Exercise objective >>
The copy must start at the line that contains "Recreate this image as a Python" and finish at the line that contains "row_y = [B, 289.5, 308.5, 327.5]", reproducing each line exactly. Any picture in that span is omitted.

-- Provided material start --

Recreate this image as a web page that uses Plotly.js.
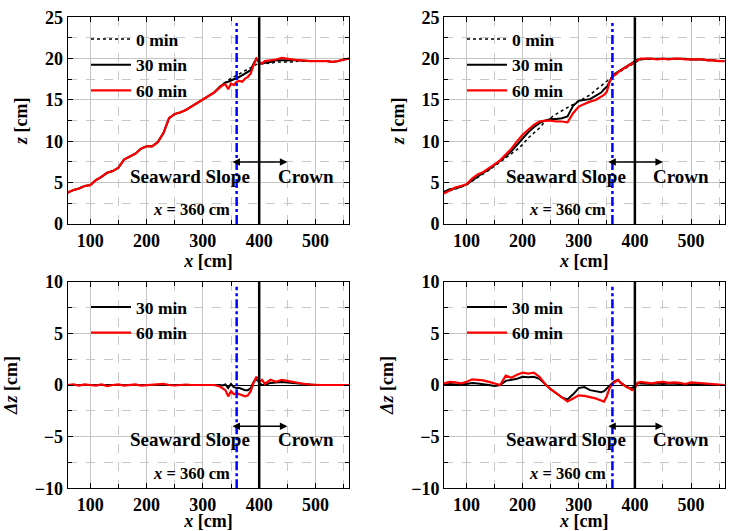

-- Provided material end --
-- Provided material start --

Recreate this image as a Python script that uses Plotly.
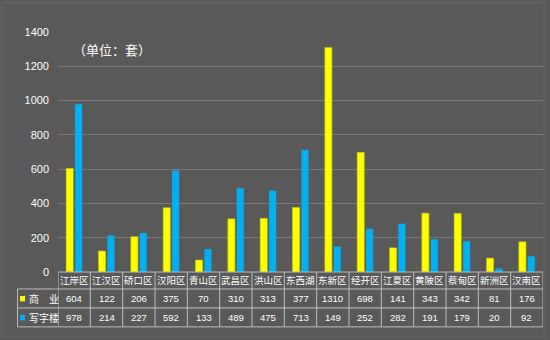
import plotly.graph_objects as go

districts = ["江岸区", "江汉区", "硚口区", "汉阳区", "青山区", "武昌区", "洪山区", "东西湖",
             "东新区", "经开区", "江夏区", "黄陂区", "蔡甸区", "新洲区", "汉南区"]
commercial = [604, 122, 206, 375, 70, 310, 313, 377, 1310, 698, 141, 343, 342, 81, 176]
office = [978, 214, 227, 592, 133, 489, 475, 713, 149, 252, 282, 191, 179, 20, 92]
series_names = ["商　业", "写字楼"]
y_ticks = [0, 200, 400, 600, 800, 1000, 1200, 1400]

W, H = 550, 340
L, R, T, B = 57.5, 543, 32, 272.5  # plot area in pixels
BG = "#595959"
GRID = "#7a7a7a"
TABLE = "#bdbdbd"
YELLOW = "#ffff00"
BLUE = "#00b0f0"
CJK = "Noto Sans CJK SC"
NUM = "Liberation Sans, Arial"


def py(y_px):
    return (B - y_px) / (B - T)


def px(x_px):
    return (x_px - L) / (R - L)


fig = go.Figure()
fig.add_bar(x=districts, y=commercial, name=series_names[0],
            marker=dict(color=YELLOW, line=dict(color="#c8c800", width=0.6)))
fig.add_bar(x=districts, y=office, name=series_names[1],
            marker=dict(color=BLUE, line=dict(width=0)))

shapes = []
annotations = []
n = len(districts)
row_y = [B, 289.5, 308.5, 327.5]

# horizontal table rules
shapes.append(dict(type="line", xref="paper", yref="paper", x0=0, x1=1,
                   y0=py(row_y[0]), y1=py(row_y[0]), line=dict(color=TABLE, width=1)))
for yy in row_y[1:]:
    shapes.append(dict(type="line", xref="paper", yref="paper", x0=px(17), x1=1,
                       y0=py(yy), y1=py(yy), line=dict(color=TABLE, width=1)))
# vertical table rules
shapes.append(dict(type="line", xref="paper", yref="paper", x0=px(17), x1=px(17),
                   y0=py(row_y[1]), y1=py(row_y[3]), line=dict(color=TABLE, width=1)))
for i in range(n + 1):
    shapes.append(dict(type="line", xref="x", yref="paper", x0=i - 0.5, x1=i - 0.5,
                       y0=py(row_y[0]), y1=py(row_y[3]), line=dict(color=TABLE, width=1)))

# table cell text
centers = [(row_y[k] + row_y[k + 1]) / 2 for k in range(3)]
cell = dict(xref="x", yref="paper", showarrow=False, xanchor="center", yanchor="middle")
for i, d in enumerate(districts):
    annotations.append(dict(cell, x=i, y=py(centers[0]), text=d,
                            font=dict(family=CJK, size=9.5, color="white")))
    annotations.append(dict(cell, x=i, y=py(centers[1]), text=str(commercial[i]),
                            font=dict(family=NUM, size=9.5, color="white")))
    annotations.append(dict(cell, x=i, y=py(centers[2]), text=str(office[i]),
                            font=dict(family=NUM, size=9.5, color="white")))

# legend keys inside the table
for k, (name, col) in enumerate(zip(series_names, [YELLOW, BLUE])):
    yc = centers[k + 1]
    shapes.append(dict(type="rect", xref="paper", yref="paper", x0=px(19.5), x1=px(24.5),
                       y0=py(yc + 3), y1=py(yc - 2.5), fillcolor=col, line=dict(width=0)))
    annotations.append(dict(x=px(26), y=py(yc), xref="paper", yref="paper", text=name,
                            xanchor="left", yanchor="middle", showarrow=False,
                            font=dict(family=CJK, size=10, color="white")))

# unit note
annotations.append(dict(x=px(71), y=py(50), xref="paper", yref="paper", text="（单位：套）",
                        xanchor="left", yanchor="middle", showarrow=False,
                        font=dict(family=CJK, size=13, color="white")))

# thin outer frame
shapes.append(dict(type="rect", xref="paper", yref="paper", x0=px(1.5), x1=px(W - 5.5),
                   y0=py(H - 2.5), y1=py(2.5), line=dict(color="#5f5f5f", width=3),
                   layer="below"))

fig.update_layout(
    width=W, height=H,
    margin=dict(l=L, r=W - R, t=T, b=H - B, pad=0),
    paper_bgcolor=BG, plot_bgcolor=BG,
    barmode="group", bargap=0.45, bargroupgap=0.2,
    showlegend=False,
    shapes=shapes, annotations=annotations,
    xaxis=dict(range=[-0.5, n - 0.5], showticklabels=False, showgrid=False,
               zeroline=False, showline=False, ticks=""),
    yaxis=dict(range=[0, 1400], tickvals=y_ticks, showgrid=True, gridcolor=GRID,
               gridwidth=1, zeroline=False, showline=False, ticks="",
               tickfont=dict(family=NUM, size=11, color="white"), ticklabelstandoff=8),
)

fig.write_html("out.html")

-- Provided material end --
-- Provided material start --

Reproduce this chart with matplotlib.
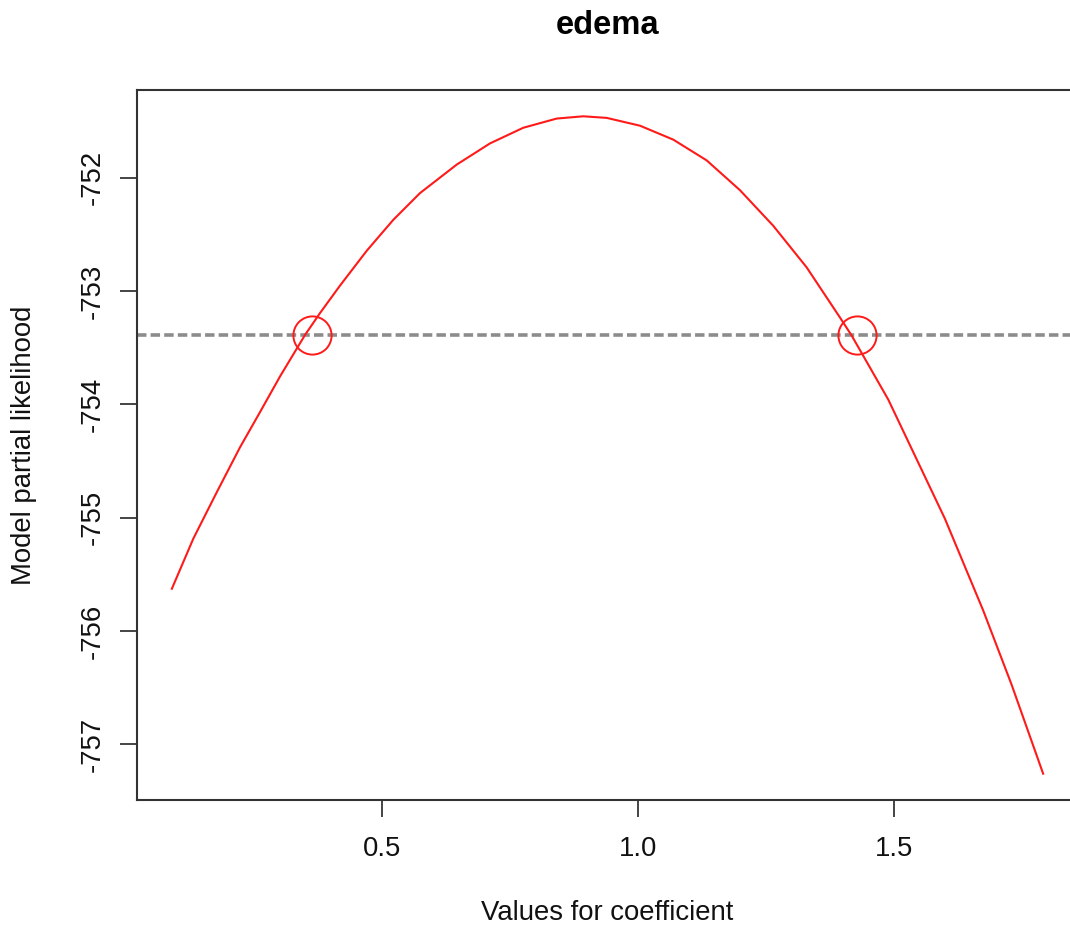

-- Provided material end --

Answer to the problem >>
Recreate this image as a Python script that uses Plotly.
import plotly.graph_objects as go

districts = ["江岸区", "江汉区", "硚口区", "汉阳区", "青山区", "武昌区", "洪山区", "东西湖",
             "东新区", "经开区", "江夏区", "黄陂区", "蔡甸区", "新洲区", "汉南区"]
commercial = [604, 122, 206, 375, 70, 310, 313, 377, 1310, 698, 141, 343, 342, 81, 176]
office = [978, 214, 227, 592, 133, 489, 475, 713, 149, 252, 282, 191, 179, 20, 92]
series_names = ["商　业", "写字楼"]
y_ticks = [0, 200, 400, 600, 800, 1000, 1200, 1400]

W, H = 550, 340
L, R, T, B = 57.5, 543, 32, 272.5  # plot area in pixels
BG = "#595959"
GRID = "#7a7a7a"
TABLE = "#bdbdbd"
YELLOW = "#ffff00"
BLUE = "#00b0f0"
CJK = "Noto Sans CJK SC"
NUM = "Liberation Sans, Arial"


def py(y_px):
    return (B - y_px) / (B - T)


def px(x_px):
    return (x_px - L) / (R - L)


fig = go.Figure()
fig.add_bar(x=districts, y=commercial, name=series_names[0],
            marker=dict(color=YELLOW, line=dict(color="#c8c800", width=0.6)))
fig.add_bar(x=districts, y=office, name=series_names[1],
            marker=dict(color=BLUE, line=dict(width=0)))

shapes = []
annotations = []
n = len(districts)
row_y = [B, 289.5, 308.5, 327.5]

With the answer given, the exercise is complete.